Members of the British Parliament (MP) accused Amazon and Apple of 'not playing their part' in tackling their electronic waste (e-waste) problem.
MPs called out online retailers and dropped a few names like Amazon, Apple, and eBay, for participating in the yearly waste of $62.5bn from un-used technology products. This number also includes precious metals like gold, silver, and platinum.
"For all their protestations of claimed sustainability, major online retailers and marketplaces such as Amazon have so far avoided playing their part in the circular economy by not collecting or recycling electronics in the way other organizations have to," MPs said, as reported by The Guardian.
Last year, Northern Europe produced the most e-waste, with a total of 22.4 kg per-capita, followed by Australia and New Zealand, and then the US and Canada. Interestingly, Asia places the second-lowest, although it's home to some tech giants like Sony and Samsung.
A recent investigation by the Environmental Audit Committee of the United Kingdom found the country places the second-worst in the world in electronic waste, with a record of 155,000 tons of e-waste being thrown every year. Norway takes up the first place.
MPs accused the retailers of dumping their electronic scrap components abroad in developing countries, which according to the government's estimates, the number stands at 40%. Some of them were even done unlawfully illegal and could cause environmental pollutions in the aforementioned countries.

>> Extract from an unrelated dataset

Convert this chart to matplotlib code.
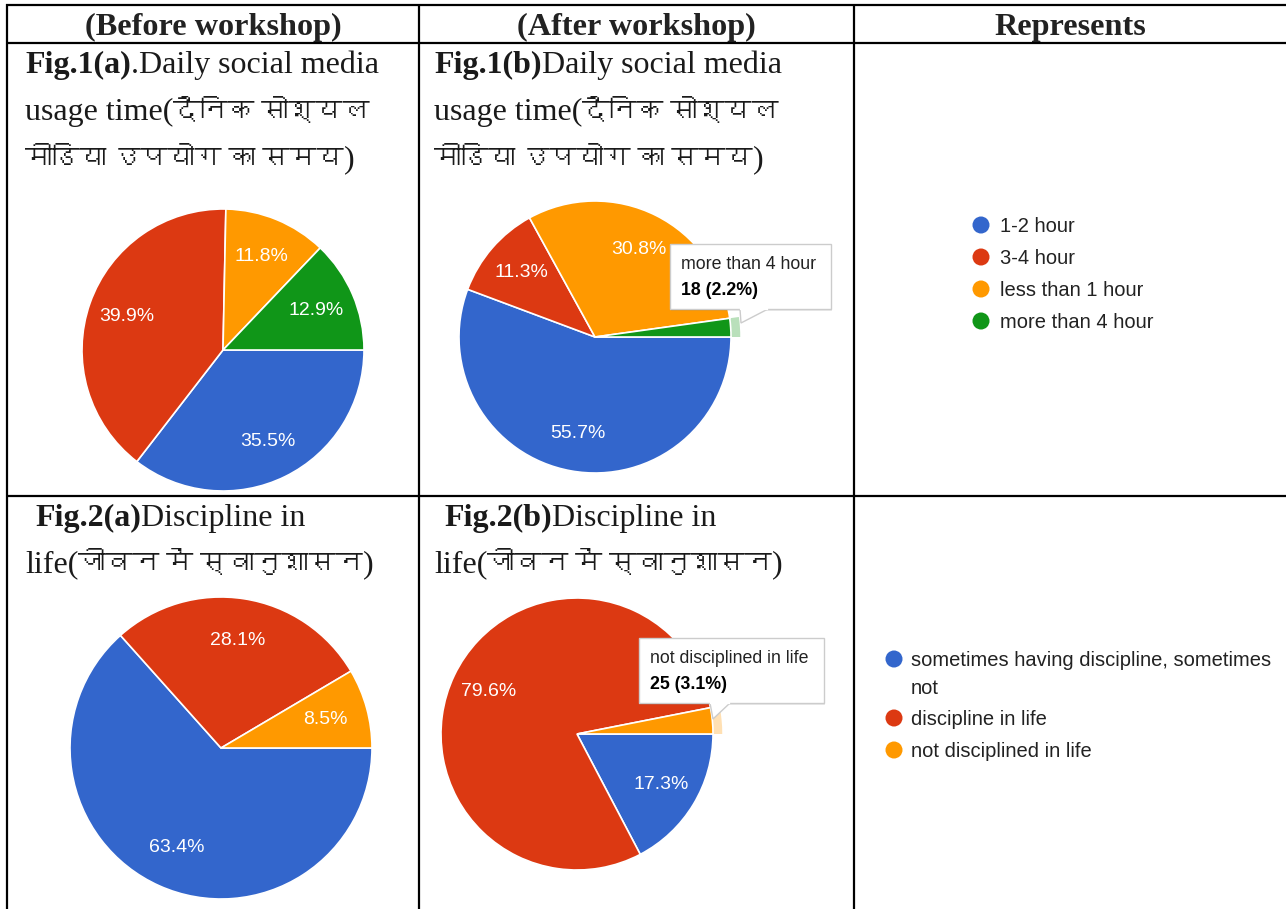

MPs also believed that Amazon and eBay, two open marketplaces where anyone could sell anything, of dodging the requirement as they're not considered as 'retailers.'
The committee demands online marketplaces to collect the products and pay for their seller's recycling fees to create a more eco-friendly platform.
"Does Not Reflect (Our) Efforts"
However, Apple and Amazon had denied the accusation.
Disappointed, Apple said that EAC's statement "does not reflect" the company's effort in tackling the e-waste issue in recent years. A couple of years back, the tech giant rolled out an option for Apple users to trade their second-hand devices instead of buying a new one, allowing them to use the materials for their latest iPhone, iPad, and Mac line-ups.
"We will continue to work with parliament and the government to document Apple's industry-leading commitments and to support our common effort to leave a clean economy and a healthy planet for the next generation," Apple says in a statement.
On the other hand, Amazon claimed to have recycled over 10,000 tons of e-waste in the UK for the last ten years. In 2018, Amazon launched the 'Second Chance' website to help users dispose of their waste in exchange for a new product.